-- START OF SUPPLIED MATERIAL --
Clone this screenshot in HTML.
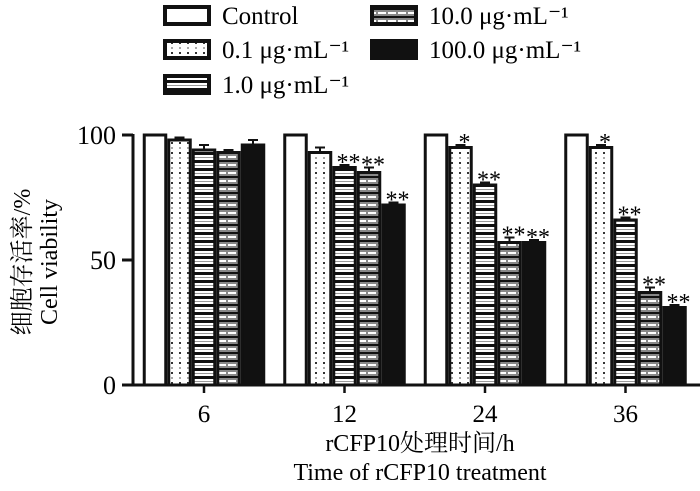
<!DOCTYPE html>
<html><head><meta charset="utf-8"><style>
body{margin:0;background:#fff;}
svg{display:block;font-family:"Liberation Serif","Noto Serif CJK SC",serif;}
</style></head><body>
<svg id="chart" width="700" height="491" viewBox="0 0 700 491">
<defs>
<pattern id="p1" width="8" height="10" patternUnits="userSpaceOnUse"><rect width="8" height="10" fill="#fff"/><rect x="3" y="2" width="2" height="2" fill="#333"/><rect x="3" y="7" width="2" height="2" fill="#aaa"/></pattern>
<pattern id="p2" width="8" height="8" patternUnits="userSpaceOnUse"><rect width="8" height="8" fill="#fff"/><rect y="0" width="8" height="3" fill="#111"/><rect y="5" width="8" height="1" fill="#999"/></pattern>
<pattern id="p3" width="10" height="8" patternUnits="userSpaceOnUse"><rect width="10" height="8" fill="#888"/><rect y="0" width="10" height="2" fill="#111"/><rect x="0" y="4" width="6" height="2" fill="#fff"/><rect x="8" y="4" width="2" height="2" fill="#fff"/></pattern>
</defs>
<g id="legend"></g>
<g id="plot"></g>
<g>
<text transform="translate(30,262) rotate(-90)" font-size="24" text-anchor="middle">细胞存活率/%</text>
<text transform="translate(57,262) rotate(-90)" font-size="24" text-anchor="middle">Cell viability</text>
</g>
<g>
<text x="420" y="451" font-size="24" text-anchor="middle">rCFP10处理时间/h</text>
<text x="420" y="480" font-size="24" text-anchor="middle">Time of rCFP10 treatment</text>
</g>
</svg>
<script>
const categories=["6","12","24","36"];
const seriesNames=["Control","0.1 μg·mL⁻¹","1.0 μg·mL⁻¹","10.0 μg·mL⁻¹","100.0 μg·mL⁻¹"];
const s0=[100,100,100,100];
const s1=[98,93,95,95];
const s2=[94,87,80,66];
const s3=[93,85,57,37];
const s4=[96,72,57,31];
const errs=[[0,0,0,0],[1,2,1,1],[2,1,1,1],[1,2,2,2],[2,1,1,1]];
const marks=[["","","",""],["","","*","*"],["","**","**","**"],["","**","**","**"],["","**","**","**"]];
const yTicks=[0,50,100];
const series=[s0,s1,s2,s3,s4];
const fills=["#fff","url(#p1)","url(#p2)","url(#p3)","#111"];
const NS="http://www.w3.org/2000/svg";
const y0=385,yTop=135,x0=133;
const y=v=>y0-(v/100)*(y0-yTop);
const gc=i=>204+i*140.5;
const bw=24.5;
const plot=document.getElementById('plot');
function mk(t,a,p){const e=document.createElementNS(NS,t);for(const k in a)e.setAttribute(k,a[k]);(p||plot).appendChild(e);return e;}
categories.forEach((c,i)=>{
 series.forEach((s,j)=>{
  const x=gc(i)-2.5*bw+j*bw;
  const r=mk('rect',{x:x+1.5,y:y(s[i]),width:bw-3,height:y0-y(s[i]),fill:fills[j],stroke:'#111','stroke-width':3});
  
  
  const e=errs[j][i];
  if(e>0){
   const l=mk('path',{d:`M${x+bw/2} ${y(s[i])} V${y(s[i]+e)} M${x+bw/2-5} ${y(s[i]+e)} H${x+bw/2+5}`,stroke:'#111','stroke-width':2,fill:'none'});
   
   
  }
  const m=marks[j][i];
  if(m){const t=mk('text',{x:x+bw/2+4,y:y(s[i]+e)+5,'font-size':24,'text-anchor':'middle'});t.textContent=m;
   
   }
 });
 const tk=mk('line',{x1:gc(i),x2:gc(i),y1:y0,y2:y0+8,stroke:'#111','stroke-width':2.5});
 
 
 const tl=mk('text',{x:gc(i),y:y0+37,'font-size':25,'text-anchor':'middle'});tl.textContent=c;
 
 
});
const ya=mk('line',{x1:x0,x2:x0,y1:yTop-1,y2:y0+1,stroke:'#111','stroke-width':3});


const xa=mk('line',{x1:x0,x2:700,y1:y0,y2:y0,stroke:'#111','stroke-width':3});


yTicks.forEach(v=>{
 const t=mk('line',{x1:x0-11,x2:x0,y1:y(v),y2:y(v),stroke:'#111','stroke-width':3});
 
 
 const l=mk('text',{x:116,y:y(v)+9,'font-size':26,'text-anchor':'end'});l.textContent=v;
 
 
});
const lg=document.getElementById('legend');
const lpos=[[165,14],[165,48],[165,83],[372,14],[372,48]];
seriesNames.forEach((n,j)=>{
 const [lx,ly]=lpos[j];
 const r=mk('rect',{x:lx,y:ly-7,width:44,height:17,fill:fills[j],stroke:'#111','stroke-width':4},lg);
 
 
 const t=mk('text',{x:lx+57,y:ly+10,'font-size':25},lg);
 t.textContent=n;
 
 
});
</script>
</body></html>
-- END OF SUPPLIED MATERIAL --
**WORK TO COMPLETE**. Repeat the full listing above exactly, with no pictures in the copy.

**EXPECTED OUTPUT**.
Clone this screenshot in HTML.
<!DOCTYPE html>
<html><head><meta charset="utf-8"><style>
body{margin:0;background:#fff;}
svg{display:block;font-family:"Liberation Serif","Noto Serif CJK SC",serif;}
</style></head><body>
<svg id="chart" width="700" height="491" viewBox="0 0 700 491">
<defs>
<pattern id="p1" width="8" height="10" patternUnits="userSpaceOnUse"><rect width="8" height="10" fill="#fff"/><rect x="3" y="2" width="2" height="2" fill="#333"/><rect x="3" y="7" width="2" height="2" fill="#aaa"/></pattern>
<pattern id="p2" width="8" height="8" patternUnits="userSpaceOnUse"><rect width="8" height="8" fill="#fff"/><rect y="0" width="8" height="3" fill="#111"/><rect y="5" width="8" height="1" fill="#999"/></pattern>
<pattern id="p3" width="10" height="8" patternUnits="userSpaceOnUse"><rect width="10" height="8" fill="#888"/><rect y="0" width="10" height="2" fill="#111"/><rect x="0" y="4" width="6" height="2" fill="#fff"/><rect x="8" y="4" width="2" height="2" fill="#fff"/></pattern>
</defs>
<g id="legend"></g>
<g id="plot"></g>
<g>
<text transform="translate(30,262) rotate(-90)" font-size="24" text-anchor="middle">细胞存活率/%</text>
<text transform="translate(57,262) rotate(-90)" font-size="24" text-anchor="middle">Cell viability</text>
</g>
<g>
<text x="420" y="451" font-size="24" text-anchor="middle">rCFP10处理时间/h</text>
<text x="420" y="480" font-size="24" text-anchor="middle">Time of rCFP10 treatment</text>
</g>
</svg>
<script>
const categories=["6","12","24","36"];
const seriesNames=["Control","0.1 μg·mL⁻¹","1.0 μg·mL⁻¹","10.0 μg·mL⁻¹","100.0 μg·mL⁻¹"];
const s0=[100,100,100,100];
const s1=[98,93,95,95];
const s2=[94,87,80,66];
const s3=[93,85,57,37];
const s4=[96,72,57,31];
const errs=[[0,0,0,0],[1,2,1,1],[2,1,1,1],[1,2,2,2],[2,1,1,1]];
const marks=[["","","",""],["","","*","*"],["","**","**","**"],["","**","**","**"],["","**","**","**"]];
const yTicks=[0,50,100];
const series=[s0,s1,s2,s3,s4];
const fills=["#fff","url(#p1)","url(#p2)","url(#p3)","#111"];
const NS="http://www.w3.org/2000/svg";
const y0=385,yTop=135,x0=133;
const y=v=>y0-(v/100)*(y0-yTop);
const gc=i=>204+i*140.5;
const bw=24.5;
const plot=document.getElementById('plot');
function mk(t,a,p){const e=document.createElementNS(NS,t);for(const k in a)e.setAttribute(k,a[k]);(p||plot).appendChild(e);return e;}
categories.forEach((c,i)=>{
 series.forEach((s,j)=>{
  const x=gc(i)-2.5*bw+j*bw;
  const r=mk('rect',{x:x+1.5,y:y(s[i]),width:bw-3,height:y0-y(s[i]),fill:fills[j],stroke:'#111','stroke-width':3});
  
  
  const e=errs[j][i];
  if(e>0){
   const l=mk('path',{d:`M${x+bw/2} ${y(s[i])} V${y(s[i]+e)} M${x+bw/2-5} ${y(s[i]+e)} H${x+bw/2+5}`,stroke:'#111','stroke-width':2,fill:'none'});
   
   
  }
  const m=marks[j][i];
  if(m){const t=mk('text',{x:x+bw/2+4,y:y(s[i]+e)+5,'font-size':24,'text-anchor':'middle'});t.textContent=m;
   
   }
 });
 const tk=mk('line',{x1:gc(i),x2:gc(i),y1:y0,y2:y0+8,stroke:'#111','stroke-width':2.5});
 
 
 const tl=mk('text',{x:gc(i),y:y0+37,'font-size':25,'text-anchor':'middle'});tl.textContent=c;
 
 
});
const ya=mk('line',{x1:x0,x2:x0,y1:yTop-1,y2:y0+1,stroke:'#111','stroke-width':3});


const xa=mk('line',{x1:x0,x2:700,y1:y0,y2:y0,stroke:'#111','stroke-width':3});


yTicks.forEach(v=>{
 const t=mk('line',{x1:x0-11,x2:x0,y1:y(v),y2:y(v),stroke:'#111','stroke-width':3});
 
 
 const l=mk('text',{x:116,y:y(v)+9,'font-size':26,'text-anchor':'end'});l.textContent=v;
 
 
});
const lg=document.getElementById('legend');
const lpos=[[165,14],[165,48],[165,83],[372,14],[372,48]];
seriesNames.forEach((n,j)=>{
 const [lx,ly]=lpos[j];
 const r=mk('rect',{x:lx,y:ly-7,width:44,height:17,fill:fills[j],stroke:'#111','stroke-width':4},lg);
 
 
 const t=mk('text',{x:lx+57,y:ly+10,'font-size':25},lg);
 t.textContent=n;
 
 
});
</script>
</body></html>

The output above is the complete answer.